- [Prompt]:
Work out how many lines in the listing below include the word "chart". Give nothing but the number.

- [Data block]:
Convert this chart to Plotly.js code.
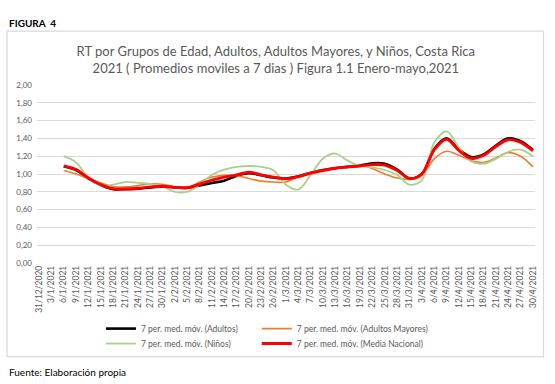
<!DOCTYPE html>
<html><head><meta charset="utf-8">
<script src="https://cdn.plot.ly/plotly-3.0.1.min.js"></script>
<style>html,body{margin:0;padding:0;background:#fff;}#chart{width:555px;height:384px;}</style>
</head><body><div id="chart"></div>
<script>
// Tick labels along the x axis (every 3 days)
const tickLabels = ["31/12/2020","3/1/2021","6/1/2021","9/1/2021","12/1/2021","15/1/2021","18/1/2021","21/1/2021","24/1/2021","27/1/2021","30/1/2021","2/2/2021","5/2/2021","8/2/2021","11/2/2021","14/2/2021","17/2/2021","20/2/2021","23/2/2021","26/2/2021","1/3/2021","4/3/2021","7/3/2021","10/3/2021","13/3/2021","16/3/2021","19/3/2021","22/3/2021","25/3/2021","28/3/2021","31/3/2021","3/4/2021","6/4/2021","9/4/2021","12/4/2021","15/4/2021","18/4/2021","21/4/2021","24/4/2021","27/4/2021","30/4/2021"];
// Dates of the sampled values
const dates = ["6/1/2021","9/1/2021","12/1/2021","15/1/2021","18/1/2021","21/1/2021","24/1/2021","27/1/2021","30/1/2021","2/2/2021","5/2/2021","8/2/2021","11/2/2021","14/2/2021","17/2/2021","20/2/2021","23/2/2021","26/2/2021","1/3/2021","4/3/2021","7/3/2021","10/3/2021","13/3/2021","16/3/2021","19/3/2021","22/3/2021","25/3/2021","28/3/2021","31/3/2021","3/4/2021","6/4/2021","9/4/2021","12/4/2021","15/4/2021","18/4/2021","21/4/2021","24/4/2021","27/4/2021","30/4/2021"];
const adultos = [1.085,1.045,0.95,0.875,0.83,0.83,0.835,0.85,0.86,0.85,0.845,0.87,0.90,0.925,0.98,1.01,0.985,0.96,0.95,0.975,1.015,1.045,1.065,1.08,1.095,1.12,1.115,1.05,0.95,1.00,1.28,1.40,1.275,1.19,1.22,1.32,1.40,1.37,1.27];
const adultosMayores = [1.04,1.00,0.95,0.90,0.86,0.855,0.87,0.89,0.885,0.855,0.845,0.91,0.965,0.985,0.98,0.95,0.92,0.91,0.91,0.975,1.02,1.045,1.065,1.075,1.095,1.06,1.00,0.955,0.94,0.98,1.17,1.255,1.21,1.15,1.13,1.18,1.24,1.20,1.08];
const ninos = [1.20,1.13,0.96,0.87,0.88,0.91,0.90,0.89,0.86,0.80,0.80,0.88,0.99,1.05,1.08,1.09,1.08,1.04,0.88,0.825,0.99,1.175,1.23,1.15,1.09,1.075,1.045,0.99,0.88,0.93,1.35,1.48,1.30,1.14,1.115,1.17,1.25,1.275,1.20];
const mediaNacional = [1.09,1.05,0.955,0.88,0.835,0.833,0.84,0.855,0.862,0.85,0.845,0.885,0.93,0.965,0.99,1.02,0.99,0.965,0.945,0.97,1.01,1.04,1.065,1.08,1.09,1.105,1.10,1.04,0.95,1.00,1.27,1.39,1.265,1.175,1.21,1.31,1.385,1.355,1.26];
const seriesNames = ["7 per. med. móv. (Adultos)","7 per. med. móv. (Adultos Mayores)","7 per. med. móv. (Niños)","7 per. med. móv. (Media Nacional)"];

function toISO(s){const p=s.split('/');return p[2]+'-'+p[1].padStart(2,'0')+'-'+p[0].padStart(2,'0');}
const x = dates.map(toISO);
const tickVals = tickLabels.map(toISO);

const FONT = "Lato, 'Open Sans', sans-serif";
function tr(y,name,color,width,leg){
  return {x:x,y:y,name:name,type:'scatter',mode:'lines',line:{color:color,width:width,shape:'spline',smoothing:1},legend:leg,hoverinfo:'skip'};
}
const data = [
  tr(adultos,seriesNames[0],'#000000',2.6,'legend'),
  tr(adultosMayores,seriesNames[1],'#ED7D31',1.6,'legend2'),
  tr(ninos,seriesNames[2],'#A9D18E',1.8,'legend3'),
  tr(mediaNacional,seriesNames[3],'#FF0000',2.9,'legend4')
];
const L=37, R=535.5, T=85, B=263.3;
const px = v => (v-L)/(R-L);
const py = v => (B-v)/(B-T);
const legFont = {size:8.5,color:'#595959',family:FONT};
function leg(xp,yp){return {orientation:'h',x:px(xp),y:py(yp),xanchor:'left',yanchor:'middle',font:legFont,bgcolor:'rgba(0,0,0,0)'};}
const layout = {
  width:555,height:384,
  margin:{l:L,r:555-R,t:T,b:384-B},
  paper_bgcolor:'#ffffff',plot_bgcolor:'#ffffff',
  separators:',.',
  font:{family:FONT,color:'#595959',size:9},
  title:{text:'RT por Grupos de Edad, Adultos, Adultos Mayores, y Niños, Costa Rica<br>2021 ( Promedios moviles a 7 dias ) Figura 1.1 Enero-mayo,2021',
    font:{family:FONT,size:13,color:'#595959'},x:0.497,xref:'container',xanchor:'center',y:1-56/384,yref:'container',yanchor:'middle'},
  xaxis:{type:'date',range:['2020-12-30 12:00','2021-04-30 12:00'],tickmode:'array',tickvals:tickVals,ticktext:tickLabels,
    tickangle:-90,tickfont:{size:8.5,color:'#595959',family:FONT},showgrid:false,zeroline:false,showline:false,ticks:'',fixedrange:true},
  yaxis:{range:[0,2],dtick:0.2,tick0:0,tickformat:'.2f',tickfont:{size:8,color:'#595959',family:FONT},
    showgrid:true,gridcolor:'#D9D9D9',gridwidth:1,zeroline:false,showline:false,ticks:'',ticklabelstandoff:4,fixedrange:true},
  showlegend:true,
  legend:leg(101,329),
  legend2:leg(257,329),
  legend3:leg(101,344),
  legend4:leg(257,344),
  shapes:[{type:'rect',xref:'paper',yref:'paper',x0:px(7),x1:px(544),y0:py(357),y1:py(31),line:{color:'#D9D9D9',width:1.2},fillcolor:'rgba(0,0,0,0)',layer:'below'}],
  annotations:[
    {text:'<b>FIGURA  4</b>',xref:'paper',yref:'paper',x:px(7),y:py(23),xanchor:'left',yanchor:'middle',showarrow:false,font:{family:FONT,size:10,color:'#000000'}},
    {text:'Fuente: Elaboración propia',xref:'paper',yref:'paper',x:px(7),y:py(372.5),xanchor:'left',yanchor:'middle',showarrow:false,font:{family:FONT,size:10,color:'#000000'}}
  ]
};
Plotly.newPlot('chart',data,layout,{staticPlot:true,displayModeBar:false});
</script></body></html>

- [Answer]:
4